5. Significance and Impact

Theoretical Advancement: The work bridges the gap between computational game theory and online learning, demonstrating that despite the NP-hardness of the offline problem and the exponential state space, efficient online learning is possible with sublinear regret.
Practical Applicability: The results are highly relevant for real-world applications like:
- Security Games: A defender (Leader) patrolling against multiple attackers (Followers) with unknown capabilities.
- Platform Economics: An online platform setting rules/features to influence a large population of users with heterogeneous preferences.
- Contract Design: Designing contracts for a pool of agents with private types.
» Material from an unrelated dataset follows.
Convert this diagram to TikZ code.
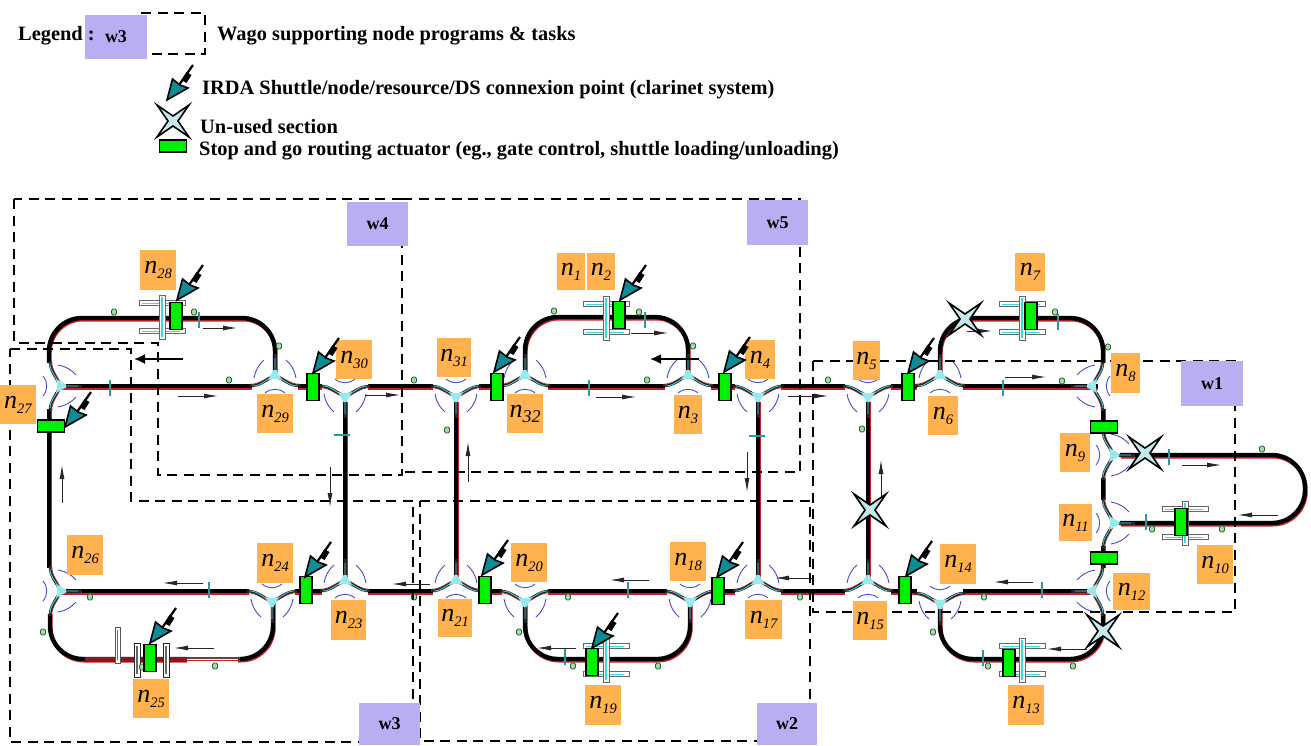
\documentclass[tikz,border=0pt]{standalone}
\usepackage{fontspec}
\setmainfont{Liberation Serif}
\usetikzlibrary{arrows.meta}
\definecolor{lilac}{HTML}{B9AEF2}
\definecolor{orng}{HTML}{FFB24D}
\definecolor{tealf}{HTML}{0E8C96}
\definecolor{starf}{HTML}{C5E8EC}
\definecolor{actg}{HTML}{00F000}
\definecolor{cyn}{HTML}{3FD8E0}
\definecolor{tkred}{HTML}{C8202A}
\definecolor{arcb}{HTML}{4A4AC8}
\definecolor{gblob}{HTML}{2E9A3A}
\tikzset{
  tkb/.style={draw=black,line width=4.4pt,rounded corners=33pt},
  tkr/.style={draw=tkred,line width=3.6pt,rounded corners=33pt,shift={(0.9,1.7)}},
  wbox/.style={draw=black,line width=2.1pt,dash pattern=on 10pt off 6.5pt},
  wlab/.style={fill=lilac,inner sep=0pt,font=\fontsize{18}{18}\selectfont\bfseries},
  olab/.style={fill=orng,inner sep=0pt,text=black},
  legt/.style={anchor=west,inner sep=0pt,font=\fontsize{20.4}{21}\selectfont\bfseries},
  act/.style={draw=black,fill=actg,line width=1.7pt},
  thinarr/.style={draw=black!85,line width=0.8pt,-{Latex[length=14pt,width=5pt]}},
  thickarr/.style={draw=black,line width=1.8pt,-{Latex[length=11pt,width=10pt]}},
  arcj/.style={draw=arcb,line width=0.9pt},
}
\newcommand\junc[3]{\begin{scope}[shift={(#1,#2)},rotate=#3]
  \fill[white] (-23,-15) rectangle (23,-5);
  \draw[tkred,line width=0.8pt] (-25,-8.3) .. controls (-14,-8.3) and (-9,-0.8) .. (0,1.2) .. controls (9,-0.8) and (14,-8.3) .. (25,-8.3);
  \draw[black!85,line width=2.8pt] (-25,-10) .. controls (-14,-10) and (-9,-3) .. (0,0) .. controls (9,-3) and (14,-10) .. (25,-10);
  \draw[black!85,line width=3pt] (0,-2) -- (0,22);
  \draw[cyn,line width=0.8pt] (-22,-10) .. controls (-14,-10) and (-9,-3) .. (0,0) .. controls (9,-3) and (14,-10) .. (22,-10) (0,-2) -- (0,18);
  \fill[cyn!55!white] (-7,-4) .. controls (-3,-2.5) and (3,-2.5) .. (7,-4) -- (1.5,6) -- (-1.5,6) -- cycle;
  \draw[arcj] (-10,-17) .. controls (-4,-12) and (4,-12) .. (10,-17);
  \draw[arcj] (-21,-2) .. controls (-20,5) and (-16,12) .. (-11,16);
  \draw[arcj] (21,-2) .. controls (20,5) and (16,12) .. (11,16);
\end{scope}}
\newcommand\swt[2]{\begin{scope}[shift={(#1,#2)}]
  \foreach \s in {-14,14}{\draw[black!60,fill=white,line width=1pt] (-23,\s-2.5) rectangle (23,\s+2.5);
    \draw[cyn,line width=1pt] (-20,\s) -- (18,\s);}
  \draw[black!60,line width=1pt,fill=white] (-3,-22) rectangle (3,22);
  \draw[cyn,line width=1.4pt] (0,-20) -- (0,20);
\end{scope}}
\newcommand\irda[2]{\begin{scope}[shift={(#1,#2)}]
  \draw[black,line width=2.2pt] (12,-15) -- (26,-35);
  \fill[black] (14.5,-20) -- (19.5,-17) -- (24.5,-25) -- (19.5,-28) -- cycle;
  \draw[black,line width=1.6pt,fill=tealf,line join=miter] (0,0) -- (5.5,-21) -- (13,-15) -- (21,-12) -- cycle;
\end{scope}}
\newcommand\starm[3]{\node[inner sep=0pt,minimum size=0pt] (#3) at (#1,#2) {};
  \draw[black,line width=1.6pt,fill=starf,miter limit=10] (#1-16,#2-16) -- (#1,#2-5) -- (#1+16,#2-16) -- (#1+5,#2) -- (#1+16,#2+16) -- (#1,#2+5) -- (#1-16,#2+16) -- (#1-5,#2) -- cycle;}
\newcommand\actv[3]{\node[act,minimum width=11.5pt,minimum height=27pt,inner sep=0pt] (#3) at (#1,#2) {};}
\newcommand\acth[3]{\node[act,minimum width=27pt,minimum height=11.5pt,inner sep=0pt] (#3) at (#1,#2) {};}
\newcommand\lbl[6]{\node[olab,anchor=center,minimum width=#3-#1,minimum height=#4-#2] (#5) at ({(#1+#3)/2},{(#2+#4)/2}) {\fontsize{26}{26}\selectfont\itshape n\raisebox{-5pt}{\fontsize{14.5}{16}\selectfont #6}};}
\newcommand\wl[6]{\node[wlab,minimum width=#3-#1,minimum height=#4-#2] (#5) at ({(#1+#3)/2},{(#2+#4)/2}) {#6};}
\begin{document}
\begin{tikzpicture}[x=1pt,y=-1pt]
\useasboundingbox (0,0) rectangle (1311,745);
% tracks
\foreach \st in {tkr,tkb}{
  \draw[\st,rounded corners=0pt] (60,386) -- (1103,386);
  \draw[\st,rounded corners=0pt] (60,591) -- (1093,591);
  \draw[\st,rounded corners=0pt] (49,400) -- (49,580);
  \draw[\st,rounded corners=0pt] (345,400) -- (345,578);
  \draw[\st,rounded corners=0pt] (456,400) -- (456,578);
  \draw[\st,rounded corners=0pt] (758,400) -- (758,578);
  \draw[\st,rounded corners=0pt] (868,400) -- (868,578);
  \draw[\st,rounded corners=0pt] (1103,380) -- (1103,600);
  \draw[\st] (49,395) -- (49,318) -- (275,318) -- (275,375);
  \draw[\st] (50,600) -- (50,659) -- (273,659) -- (273,600);
  \draw[\st] (525,375) -- (525,317) -- (688,317) -- (688,375);
  \draw[\st] (525,600) -- (525,659) -- (690,659) -- (690,600);
  \draw[\st] (940,375) -- (940,318) -- (1103,318) -- (1103,380);
  \draw[\st] (940,600) -- (940,659) -- (1103,659) -- (1103,600);
  \draw[\st] (1120,455) -- (1305,455) -- (1305,523) -- (1120,523);
}
\draw[tkred!70!black,line width=5pt] (85,659) -- (187,659);
\fill[white] (187,656) rectangle (238,663);
\draw[black!70,line width=1.5pt] (187,658) -- (240,658);
\draw[tkred,line width=0.8pt] (187,660) -- (240,660);
% junctions
\foreach \x/\y/\r in {60/386/90,60/591/90,275/376/180,272/601/0,345/396/0,456/396/0,
  525/376/180,690/601/0,688/376/180,525/601/0,758/396/0,868/396/0,940/376/180,
  940/603/0,345/581/180,456/581/180,758/581/180,868/581/180,
  1093/386/-90,1093/591/-90,1113/455/90,1113/523/90}{\junc{\x}{\y}{\r}}
% switches
\swt{162}{317}\swt{606}{318}\swt{1022}{318}\swt{1185}{523}\swt{1022}{660}\swt{606}{660}
\draw[black!65,line width=0.9pt,fill=white] (115,627) rectangle (120,663);
\draw[tealf,line width=1.2pt] (117.5,630) -- (117.5,660);
\foreach \x in {137,166}{\draw[black!85,line width=1pt,fill=white] (\x-3,643) rectangle (\x+3,677);
  \draw[black!60,line width=1.2pt] (\x,646) -- (\x,674);}
% small track details
\foreach \x/\y in {114/312,229/380,279/346,194/312,414/380,828/380,554/311,639/312,647/380,693/346,
  1055/312,1062/381,1108/347,1262/449,1152/529,1222/529,984/597,1073/666,988/666,933/632,
  90/597,215/666,142/667,43/632,414/597,519/632,573/666,658/666,568/597,800/597,
  862/429,447/430}{
  \draw[gblob!70!black,line width=0.9pt,fill=gblob!40!white,rounded corners=1.5pt] (\x-2.5,\y-3) rectangle (\x+2.5,\y+3);}
\foreach \x/\y in {110/388,199/320,589/388,645/320,1058/322,1003/388,1169/457,1146/522,
  1042/590,983/658,628/590,209/590,565/657}{
  \draw[cyn!70!black,line width=1.8pt] (\x,\y-8) -- (\x,\y+8);}
\foreach \x/\y in {342/435,757/436}{\draw[cyn!70!black,line width=1.8pt] (\x-8,\y) -- (\x+8,\y);}
% dashed regions
\draw[wbox] (141,13) -- (205,13) -- (205,54) -- (150,54);
\draw[wbox] (14,199) -- (14,343) -- (158,343) -- (158,475) -- (402,475) -- (402,199) -- cycle;
\draw[wbox] (402,199) -- (800,199) -- (800,472) -- (402,472);
\draw[wbox] (10,349) -- (131,349) -- (131,501) -- (413,501) -- (413,742) -- (10,742) -- cycle;
\draw[wbox] (420,501) -- (810,501) -- (810,741) -- (420,741) -- cycle;
\draw[wbox] (813,361) -- (1235,361) -- (1235,612) -- (813,612) -- cycle;
% work-station labels
\wl{85}{15}{147}{59}{wleg}{w3}
\wl{347}{202}{408}{246}{wfour}{w4}
\wl{747}{200}{808}{245}{wfive}{w5}
\wl{1181}{361}{1243}{406}{wone}{w1}
\wl{359}{703}{420}{745}{wthree}{w3}
\wl{757}{703}{817}{745}{wtwo}{w2}
% node labels
\lbl{140}{250}{176}{290}{n28}{28}
\lbl{557}{253}{585}{290}{n1}{1}
\lbl{587}{253}{615}{290}{n2}{2}
\lbl{1015}{253}{1045}{291}{n7}{7}
\lbl{336}{340}{372}{379}{n30}{30}
\lbl{437}{338}{471}{377}{n31}{31}
\lbl{507}{394}{543}{433}{n32}{\fontsize{18}{18}\selectfont 32}
\lbl{745}{340}{775}{379}{n4}{4}
\lbl{674}{395}{702}{434}{n3}{3}
\lbl{853}{341}{880}{380}{n5}{5}
\lbl{928}{396}{958}{435}{n6}{6}
\lbl{1111}{353}{1140}{393}{n8}{8}
\lbl{1060}{433}{1090}{472}{n9}{9}
\lbl{1059}{504}{1092}{541}{n11}{11}
\lbl{1197}{545}{1233}{584}{n10}{10}
\lbl{1113}{573}{1150}{610}{n12}{12}
\lbl{940}{544}{976}{584}{n14}{14}
\lbl{1008}{685}{1044}{725}{n13}{13}
\lbl{853}{601}{887}{640}{n15}{15}
\lbl{745}{600}{782}{639}{n17}{17}
\lbl{670}{542}{706}{581}{n18}{18}
\lbl{585}{685}{621}{725}{n19}{19}
\lbl{511}{543}{547}{582}{n20}{20}
\lbl{438}{599}{472}{637}{n21}{21}
\lbl{331}{600}{366}{640}{n23}{23}
\lbl{257}{543}{293}{583}{n24}{24}
\lbl{133}{679}{169}{718}{n25}{25}
\lbl{67}{535}{103}{575}{n26}{26}
\lbl{0}{385}{36}{424}{n27}{27}
\lbl{257}{394}{293}{433}{n29}{29}
% direction arrows
\coordinate (a1s) at (183,359); \coordinate (a1e) at (134,359);
\coordinate (a2s) at (699,359); \coordinate (a2e) at (650,359);
\draw[thickarr] (a1s) -- (a1e);
\draw[thickarr] (a2s) -- (a2e);
\foreach \xa/\ya/\xb/\yb in {203/328/237/328,178/396/218/396,365/395/400/395,596/397/636/397,
  788/396/828/396,1005/377/1046/377,631/333/668/333,330/467/330/507,468/482/468/442,747/452/747/492,881/497/881/460,
  62/503/62/465,1182/465/1221/465,1278/515/1238/515,1033/582/994/582,1087/649/1047/649,
  649/580/610/580,576/648/537/648,430/584/392/584,203/583/163/583,813/578/775/578,214/648/174/648,967/331/992/331}{
  \draw[thinarr] (\xa,\ya) -- (\xb,\yb);}
% actuators
\actv{176}{316}{a28}\actv{313}{387}{a30}\actv{497}{387}{a31}\actv{619}{315}{a2}\actv{725}{387}{a4}
\actv{908}{387}{a6}\actv{1031}{316}{a7}\acth{1104}{427}{a9}\acth{1104}{558}{a12}\actv{1181}{522}{a10}
\actv{905}{590}{a14}\actv{1009}{663}{a13}\actv{718}{591}{a18}\actv{592}{662}{a19}\actv{485}{590}{a20}
\actv{306}{590}{a24}\actv{150}{658}{a25}\acth{51}{426}{a27}\acth{173}{146}{aleg}
% IRDA points
\irda{177}{300}\irda{313}{373}\irda{494}{372}\irda{620}{300}\irda{724}{372}\irda{908}{373}
\irda{906}{576}\irda{717}{577}\irda{592}{648}\irda{482}{575}\irda{305}{577}\irda{150}{643}\irda{65}{427}
\irda{167}{100}
% stars
\starm{965}{319}{s1}\starm{1145}{453}{s2}\starm{870}{510}{s3}\starm{1103}{631}{s4}\starm{173}{121}{sleg}
% legend text
\node[legt] (t0) at (18,36) {Legend :};
\node[legt] (t1) at (217,36) {Wago supporting node programs \& tasks};
\node[legt] (t2) at (202,90) {IRDA Shuttle/node/resource/DS connexion point (clarinet system)};
\node[legt] (t3) at (200,127) {Un-used section};
\node[legt] (t4) at (199,151) {Stop and go routing actuator (eg., gate control, shuttle loading/unloading)};
\end{tikzpicture}
\end{document}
Methodological Novelty: The "concentration over best-response regions" technique offers a new paradigm for handling discontinuous reward functions in multi-agent systems, potentially applicable to other strategic learning problems.

The paper concludes by noting that while the exponential dependence on $L$ is a computational bottleneck, the learning-theoretic bounds are nearly optimal, and the trade-offs between computation and regret are a critical area for future research.